Published on 05 Aug 2021

Frank Lasse on BSM’s 360-degree safety approach and why safety is everyone’s responsibility.

BSM’s safety statistics for container vessels make for impressive reading: Total Recordable Case Frequency (TRCF), which measures personal injuries on board, was reduced by 35% last year, while the Lost Time Incident Frequency rate was consistently below 0.96.

But there is never room for complacency. These results are down to constant focus on safety, continuous improvement of safety procedures and protocols and strong focus on skills, training, technology and digital tools, all matched by a commitment to the wider industry through BSM’s proactive membership of the Container Ship Safety Forum (CSSF, a global business-to-business network).

“Safety is something we can and always will improve,” says Frank Lasse, Director LPSQ (Loss Prevention and Safety Quality) at BSM. “We constantly keep our finger on the pulse.”

Where does the responsibility for safety lie? At BSM, it lies with everyone, at every level, all the time.

“Container ship safety has obviously been a concern since the ships were put into service, and as they get bigger and bigger the problems have increased. For example, firefighting is a problem and so is lashing, with containers so high on deck,” says Frank.


“We recognise that we can’t overcome some of these challenges on our own – regulatory changes are needed to improve the situation. We must connect with the IMO in order to raise awareness on a political and regulatory level.”

Within BSM, there has been an important shift in emphasis from a purely ‘top down’ concept to one that includes everyone. “The traditional approach would be implementing ideas agreed by the board; although it obviously had impact, it did not involve the more junior positions in the company. At BSM, we want safety improvements coming from all levels of the company.”

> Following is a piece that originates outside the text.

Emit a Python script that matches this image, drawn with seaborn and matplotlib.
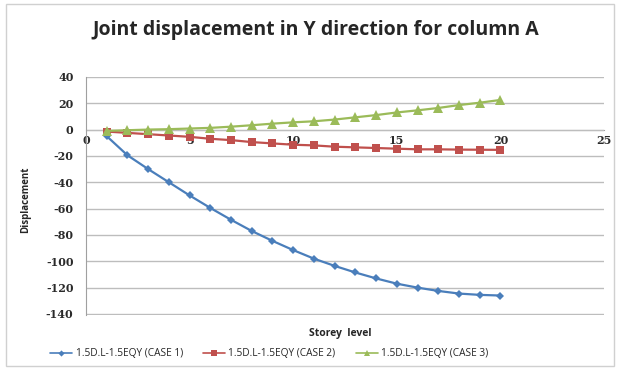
import matplotlib
matplotlib.use("Agg")
import matplotlib.pyplot as plt
import numpy as np
import pandas as pd
import seaborn as sns
from matplotlib.patches import Rectangle
from matplotlib.lines import Line2D

# Storey levels and joint displacements (mm) for the three load cases
storey = list(range(1, 21))
case1 = [-5, -19.5, -30, -40, -50, -59.5, -68.5, -77, -84.5, -91.5,
         -98, -103.5, -108.5, -113, -117, -120, -122.5, -124.5, -125.5, -126]
case2 = [-1.5, -2.5, -3.5, -4.5, -5.5, -7, -8, -9.5, -10.5, -11.5,
         -12, -13, -13.5, -14, -14.5, -15, -15, -15.2, -15.3, -15.4]
case3 = [-1, -0.5, 0, 0.3, 0.8, 1.3, 2.2, 3.3, 4.5, 5.5,
         6.3, 7.6, 9.3, 11, 13, 14.6, 16.4, 18.6, 20.4, 22.5]
series_names = ["1.5D.L-1.5EQY (CASE 1)", "1.5D.L-1.5EQY (CASE 2)", "1.5D.L-1.5EQY (CASE 3)"]
x_ticks = [0, 5, 10, 15, 20, 25]
y_ticks = [40, 20, 0, -20, -40, -60, -80, -100, -120, -140]

df = pd.DataFrame({
    "Storey level": storey * 3,
    "Displacement": case1 + case2 + case3,
    "Case": [series_names[0]] * 20 + [series_names[1]] * 20 + [series_names[2]] * 20,
})

sns.set_style("white")
# tick numbers use a bold serif face; all other text names its own family
plt.rcParams["font.family"] = ["DejaVu Serif"]
plt.rcParams["font.weight"] = "bold"
plt.rcParams["xtick.labelsize"] = 8
plt.rcParams["ytick.labelsize"] = 8
SANS = ["Open Sans", "DejaVu Sans"]

fig = plt.figure(figsize=(6.19, 3.69), dpi=100)
ax = fig.add_axes([86 / 619, 1 - 314.5 / 369, 518 / 619, 238 / 369])

palette = {series_names[0]: "#4A7EBB", series_names[1]: "#C0504D", series_names[2]: "#9BBB59"}
markers = {series_names[0]: "D", series_names[1]: "s", series_names[2]: "^"}
sizes = {series_names[0]: 4.5, series_names[1]: 6.2, series_names[2]: 6.8}

for name in series_names:
    sub = df[df["Case"] == name]
    sns.lineplot(data=sub, x="Storey level", y="Displacement", ax=ax,
                 color=palette[name], marker=markers[name], markersize=sizes[name],
                 markeredgewidth=0, linewidth=1.6, legend=False)

ax.set_xlim(0, 25)
ax.set_ylim(-140.4, 40.3)
ax.set_xticks(x_ticks, [str(t) for t in x_ticks])
ax.set_yticks(y_ticks, [str(t) for t in y_ticks])
ax.tick_params(axis="both", length=0, colors="#2a2a2a")
ax.tick_params(axis="y", pad=9)
ax.tick_params(axis="x", pad=4)

ax.yaxis.grid(True, color="#BDBDBD", linewidth=1.0)
ax.xaxis.grid(False)
for s in ["top", "right"]:
    ax.spines[s].set_visible(False)
ax.spines["bottom"].set_position(("data", 0))
ax.spines["bottom"].set_color("#A0A0A0")
ax.spines["left"].set_color("#A0A0A0")
ax.spines["bottom"].set_zorder(0.5)

ax.set_xlabel("Storey  level", fontsize=7.5, fontweight="bold", family=SANS)
ax.set_ylabel("Displacement", fontsize=7, fontweight="bold", family=SANS)
ax.xaxis.set_label_coords(0.49, -0.055)
ax.yaxis.set_label_coords(-0.105, 0.48)

handles = [Line2D([], [], color=palette[n], marker=markers[n], markersize=sizes[n] * 0.7,
                  markeredgewidth=0, linewidth=1.2) for n in series_names]
fig.legend(handles, series_names, loc="center", bbox_to_anchor=(0.435, 1 - 354 / 369), ncol=3,
           frameon=False, prop={"family": SANS, "size": 7.3, "weight": "normal"},
           handlelength=2.2, columnspacing=2.0, handletextpad=0.3)

fig.text(0.511, 1 - 30 / 369, "Joint displacement in Y direction for column A",
         ha="center", va="center", fontsize=14, fontweight="bold", family=SANS)

fig.patches.append(Rectangle((6 / 619, 1 - 366 / 369), 608 / 619, 362 / 369,
                             transform=fig.transFigure, fill=False,
                             edgecolor="#D0D0D0", linewidth=1.0))

fig.savefig("out.png", dpi=100, facecolor="white")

Passing responsibility to those at the ‘sharp end’ can deliver stunning results, as shown in 2019 when the challenge of improving Port State Control (PSC) inspections statistics was handed over to marine superintendents. “Not only was there a dramatic improvement in PSC performance, but the safety statistics improved to a degree that we had never seen before – far fewer incidents, less costly, fewer people being injured,” says Frank.

“In the past people might have felt that they were being told what to do but they knew better. Now they are happier to get involved because they can see that they are listened to.”

BSM’s “My Idea” platform was set up to encourage anyone in the company to pass on their ideas, whether crew, environment, technology or safety related. What is more, if an idea is accepted, the project could be handed over to the person who suggested it. “We don’t take the idea and run with it; we let the people take the idea and implement it,” says Frank. “I believe this is the way forward.”

That ties in with BSM’s ‘Just Culture’ which promotes personal accountability and transparency. Safety, as Frank says, is everyone’s responsibility.